Statistics can be tremendously beneficial for data scientists, both those that are new to the field and those who have been practicing for a number of years. In fact, a large portion of data scientists are former statisticians. Statistics, or the practice of using mathematics to analyze, interpret, and present data, allows us to leverage data — a critical element to any impactful machine learning model — in a deeper, more concrete way. While many data scientists do not have formal training in statistics, having a foundation of the basics can be critical. In this blog post, we will cover three basic statistics concepts that will come in handy for any data scientist.
1. Statistical Features
Statistical features, a popular statistics concept for data science, comes into play during the data exploration phase and includes topics such as bias, variance, mean, median, and percentiles. When looking at the basic box plot below, the minimum and maximum values represent the upper and lower ends of the data range. The “first quartile” is used to demonstrate that 25% of the data points fall below that value, while the “third quartile” shows that 75% of the data points fall below that value.
Image source: Medium
The box plot can be used to effectively interpret findings about the data. For example, if the box plot is short, many of the data points will have similar values. When it’s tall, it can indicate that the data points are diverse, since the values are spread out over a wide range. If the median value is closer to the bottom than the top, we can determine that the data has lower values, whereas if it’s closer to the top, we know the data has higher values. If the median does not fall in the middle of the plot, this might be an indicator that the data is skewed and should be studied closer before being used in a model.

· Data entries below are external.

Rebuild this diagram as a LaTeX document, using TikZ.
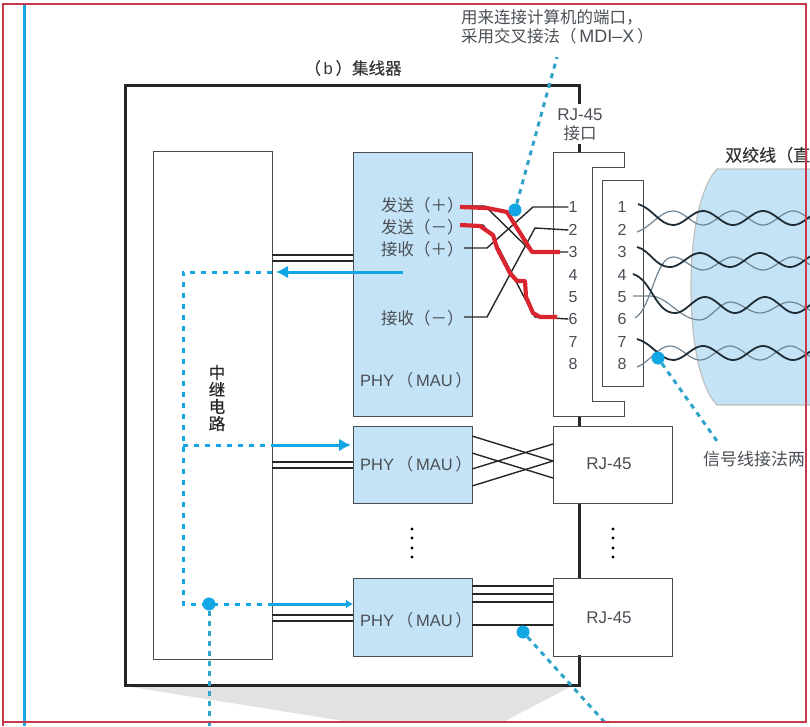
\documentclass[tikz,border=0pt]{standalone}
\usepackage{fontspec}
\setmainfont{Noto Sans CJK SC}
\newfontfamily\latnfont{Liberation Sans}
\newfontfamily\medfont[FakeBold=0.25]{Noto Sans CJK SC}
\usetikzlibrary{arrows.meta}
\definecolor{panelblue}{HTML}{C5E3F6}
\definecolor{signalblue}{HTML}{12A6E4}
\definecolor{leaderblue}{HTML}{2FA3C8}
\definecolor{wirered}{HTML}{D9252F}
\definecolor{inkgray}{HTML}{4A4F55}
\definecolor{framered}{HTML}{C8394B}
\definecolor{wirelight}{HTML}{6F8494}
\definecolor{wiredark}{HTML}{1E2C36}
\definecolor{shadowgray}{HTML}{E2E2E2}
\newcommand\txt{\fontsize{16.5}{19.5}\selectfont}
\newcommand\latn[1]{{\latnfont\fontsize{16.5}{19.5}\selectfont #1}}
\newcommand\phytext{\latn{PHY}\,（\,\latn{MAU}\,）}
\tikzset{
  unit/.style={draw=black!70, line width=.9pt, inner sep=0, outer sep=0, anchor=north west},
  phyunit/.style={unit, fill=panelblue, draw=inkgray},
  label/.style={inner sep=0, text=inkgray, font=\txt},
  title/.style={inner sep=0, text=black!80, font=\medfont\txt},
  pin/.style={inner sep=0, text=inkgray, font=\latnfont\fontsize{16}{18}\selectfont},
  wire/.style={line width=1.4pt, black!85},
  redwire/.style={line width=4.2pt, wirered, line join=round},
  dataflow/.style={line width=3pt, signalblue, dash pattern=on 5pt off 6pt},
  dataarrow/.style={line width=3pt, signalblue},
  leader/.style={line width=3pt, leaderblue, dash pattern=on 5pt off 5pt},
  callout/.style={circle, fill=signalblue, minimum size=13pt, inner sep=0},
  strand/.style={line width=1.8pt, wiredark},
  faintstrand/.style={line width=1.2pt, wirelight},
  chassis/.style={line width=3pt, black!85},
  ellipsisdot/.style={circle, fill=black, minimum size=3.4pt, inner sep=0}
}
\begin{document}
\begin{tikzpicture}[x=1pt,y=-1pt]
\useasboundingbox (0,0) rectangle (810,726);

% shadow cone under the hub
\fill[shadowgray] (125,686) -- (572,686) -- (503,722) -- (350,722) -- cycle;

% hub chassis, broken where the ports pass through
\draw[chassis] (579,104) -- (579,85) -- (125,85) -- (125,685) -- (579,685) -- (579,655);
\draw[chassis] (579,144) -- (579,152);
\draw[chassis] (579,416) -- (579,426);
\draw[chassis] (579,503) -- (579,578);

% twisted-pair cable body
\path[fill=panelblue, draw=black!25, line width=1.2pt]
  (810,169) -- (717,169) .. controls (698,190) and (691,240) .. (691,287)
  .. controls (691,335) and (698,385) .. (717,405) -- (810,405);

% functional blocks
\node[unit] (relay) at (153,151) [minimum width=119pt, minimum height=508pt] {};
\node[phyunit] (phya) at (353,152) [minimum width=119pt, minimum height=264pt] {};
\node[phyunit] (phyb) at (353,426) [minimum width=119pt, minimum height=77pt] {};
\node[phyunit] (phyc) at (353,578) [minimum width=119pt, minimum height=78pt] {};
\node[unit] (rjb) at (553,426) [minimum width=119pt, minimum height=77pt] {};
\node[unit] (rjc) at (553,578) [minimum width=119pt, minimum height=78pt] {};

% RJ-45 socket outline and plug
\draw[black!70, line width=.9pt, fill=white] (553,152) -- (624,152) -- (624,167) -- (592,167) -- (592,401) -- (624,401) -- (624,416) -- (553,416) -- cycle;
\node[unit, line width=1pt] (plug) at (602,180) [minimum width=41pt, minimum height=206pt] {};

% block captions
\node[inner sep=0, align=center, text=black!85, font=\medfont\fontsize{16.5}{17}\selectfont] (relaytext) at (217,398) {中\\继\\电\\路};
\node[label] (phyatext) at (416,380) {\phytext};
\node[label] (phybtext) at (416,464) {\phytext};
\node[label] (phyctext) at (416,620) {\phytext};
\node[pin, font=\latnfont\fontsize{17}{19}\selectfont] (rjbtext) at (609,464) {RJ-45};
\node[pin, font=\latnfont\fontsize{17}{19}\selectfont] (rjctext) at (609,618) {RJ-45};
\node[label, align=center] (rjtext) at (580,125) {{\latnfont\fontsize{17}{20}\selectfont RJ-45}\\接口};
\node[label, anchor=west, align=left] (topnote) at (461,27) {用来连接计算机的端口，\\采用交叉接法（\,{\latnfont\fontsize{18}{19.5}\selectfont MDI–X}\,）};
\node[title] (hubtitle) at (353,68) {（\,\latn{b}\,）集线器};
\node[title, font=\medfont\fontsize{17}{19}\selectfont, anchor=west] (cabletitle) at (725,155) {双绞线（直};
\node[label, font=\fontsize{17}{19}\selectfont, anchor=west] (cablenote) at (703,459) {信号线接法两};

% signal names on the first PHY
\node[label, anchor=west] (txp) at (381,205) {发送（＋）};
\node[label, anchor=west] (txn) at (381,227) {发送（－）};
\node[label, anchor=west] (rxp) at (381,249) {接收（＋）};
\node[label, anchor=west] (rxn) at (381,318) {接收（－）};

% pin numbers on socket and plug
\foreach \n/\y in {1/207,2/230,3/252,4/275,5/297,6/319,7/342,8/364}{
  \node[pin] (s\n) at (573,\y) {\n};
  \node[pin] (p\n) at (622,\y) {\n};
}

% links between relay circuit and PHY blocks
\foreach \y in {255,261}{\draw[wire] (relay.east |- 0,\y) -- (phya.west |- 0,\y);}
\foreach \y in {462,468}{\draw[wire] (relay.east |- 0,\y) -- (phyb.west |- 0,\y);}
\foreach \y in {615,621}{\draw[wire] (relay.east |- 0,\y) -- (phyc.west |- 0,\y);}

% crossed pairs from the second PHY to its port
\draw[wire] (phyb.east |- 0,436) -- (rjb.west |- 0,461);
\draw[wire] (phyb.east |- 0,453) -- (rjb.west |- 0,478);
\draw[wire] (phyb.east |- 0,469) -- (rjb.west |- 0,444);
\draw[wire] (phyb.east |- 0,486) -- (rjb.west |- 0,461);

% straight lines from the third PHY to its port
\foreach \y in {586,594,602,625}{\draw[wire] (phyc.east |- 0,\y) -- (rjc.west |- 0,\y);}

% wiring of the first PHY to the socket
\draw[wire] (rxp.east |- 0,248) -- (487,248) -- (533,207) -- (s1.west);
\draw[wire] (rxn.east |- 0,317) -- (487,317) -- (535,228) -- (s2.west);
\draw[wire] (txp.east |- 0,206) -- (485,206) -- (532,252) -- (s3.west);
\draw[wire] (txn.east |- 0,225) -- (483,225) -- (493,237) -- (523,295) -- (535,317) -- (s6.west);

% highlighted crossover on the transmit pair
\draw[redwire] (460,207) -- (487,208) -- (507,212) -- (532,252) -- (560,252);
\draw[redwire] (460,225) -- (480,226) -- (493,235) -- (497,248) -- (510,273) -- (517,281) -- (525,281) -- (526,297) -- (533,313) -- (540,317) -- (557,317);

% twisted pairs leaving the plug
\draw[faintstrand] (637,232) .. controls (650,228) and (660,211) .. (673,211) -- plot[domain=673:810,samples=70] (\x,{218-7*cos((\x-673)*6)});
\draw[strand] (638,204) .. controls (652,208) and (660,225) .. (673,225) -- plot[domain=673:810,samples=70] (\x,{218+7*cos((\x-673)*6)});

\draw[faintstrand] (635,318) .. controls (652,308) and (655,257) .. (673,257) -- plot[domain=673:810,samples=70] (\x,{263.5-6.5*cos((\x-673)*6)});
\draw[strand] (637,247) .. controls (650,250) and (655,267) .. (670,267) -- plot[domain=670:810,samples=70] (\x,{260+7*cos((\x-670)*6)});

\draw[faintstrand] (633,296) -- (650,296) .. controls (668,296) and (680,320) .. (700,320) .. controls (710,320) and (720,302) .. (730,302) -- plot[domain=730:810,samples=40] (\x,{307.5-5.5*cos((\x-730)*6)});
\draw[strand] (633,274) .. controls (652,280) and (655,313) .. (675,313) -- plot[domain=675:810,samples=70] (\x,{305+8*cos((\x-675)*6)});

\draw[faintstrand] (637,367) .. controls (650,362) and (658,346) .. (670,346) -- plot[domain=670:810,samples=70] (\x,{353-7*cos((\x-670)*6)});
\draw[strand] (637,339) .. controls (652,343) and (660,360) .. (673,360) -- plot[domain=673:810,samples=70] (\x,{353+7*cos((\x-673)*6)});

% repeated traffic inside the relay circuit
\coordinate (busleft) at (183,272);
\coordinate (busmid) at (183,445);
\coordinate (buslow) at (183,604);
\coordinate (rxsource) at (403,272);
\coordinate (rxtip) at (276,272);
\draw[dataflow] (relay.east |- busleft) -- (busleft) -- (buslow) -- (relay.east |- buslow);
\draw[dataflow] (busmid) -- (relay.east |- busmid);
\draw[dataarrow, -{Latex[length=12pt,width=13pt]}] (rxsource) -- (rxtip);
\draw[dataarrow, -{Latex[length=12pt,width=13pt]}] (relay.east |- busmid) -- ([xshift=-2pt]phyb.west |- busmid);
\draw[dataarrow, -{Latex[length=7pt,width=9pt]}] (relay.east |- buslow) -- (phyc.west |- buslow);

% callouts and their leader lines
\node[callout] (dotrelay) at (209,604) {};
\coordinate (leadrelay) at (209,726);
\draw[leader] (dotrelay) -- (leadrelay);
\node[callout] (dotphy) at (515,210) {};
\coordinate (leadphy) at (557,57);
\draw[leader] (dotphy) -- (leadphy);
\node[callout] (dotpair) at (658,358) {};
\coordinate (leadpair) at (717,441);
\draw[leader] (dotpair) -- (leadpair);
\node[callout] (dotlink) at (523,632) {};
\coordinate (leadlink) at (608,726);
\draw[leader] (dotlink) -- (leadlink);

% stacked-port ellipses
\foreach \y in {529,538,548,557}{
  \node[ellipsisdot] (vl\y) at (412,\y) {};
  \node[ellipsisdot] (vr\y) at (613,\y) {};
}

% outer rules of the page
\draw[signalblue, line width=3pt] (24,3) -- (24,726);
\draw[framered, line width=1.4pt] (3,726) -- (3,4) -- (806,4) -- (806,722) -- (3,722);
\end{tikzpicture}
\end{document}
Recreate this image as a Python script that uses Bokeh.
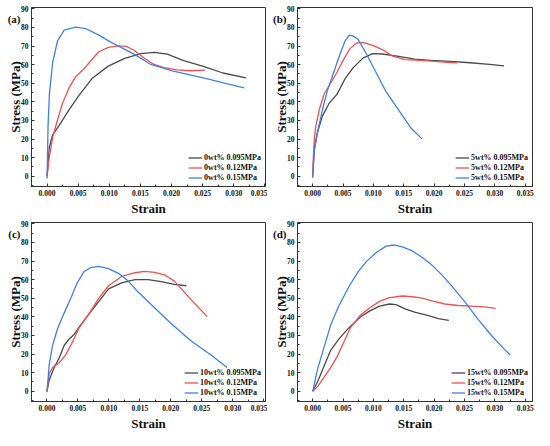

2. Probability Distributions
Probability refers to the likelihood that an event will randomly occur. In data science, this is typically quantified in the range of 0 to 1, where 0 means the event will not occur and 1 indicates certainty that it will. The higher an event’s probability, the higher the chances are of it actually occurring. Therefore, a probability distribution is a function which represents the likelihood of obtaining the possible values that a random variable can assume. They are used to indicate the likelihood of an event or outcome.
Image source: Medium
The image above illustrates the most basic probability distribution, a uniform distribution. This shows that all values between a given range are equally probable, while all others can never happen.
3. Dimensionality Reduction
When discussing the concept of dimensionality reduction in the realm of data science, data scientists take their dataset and attempt to reduce the number of dimensions it has — meaning, the number of feature variables. If we took a cube to represent a three-dimensional dataset with 1,000 data points and projected it onto a two-dimensional plane, we only see one face of the cube. This improves visualization, as it’s easier to see a graph in a two-dimensional space than in a three-dimensional one and, with machine learning algorithms, it takes less resources to learn in two-dimensional spaces than in a higher space.
Dimensionality reduction can also be performed through feature pruning, which helps remove features that will not be important in the ultimate analysis. After reviewing a dataset, for example, we may realize that of 20 features, 14 of them have a high correlation with the output but the other six have low correlation. It may make the most sense to remove them from the analysis at that stage without negatively impacting the output.
Final Thoughts
By familiarizing themselves with basic statistics concepts, including statistical analysis and probability, data scientists will be able to gain a competitive advantage. Given that a significant chunk of data science and machine learning projects are rooted in data analysis, knowing these concepts will enable data scientists to extract more powerful insights and make more informed decisions from their datasets.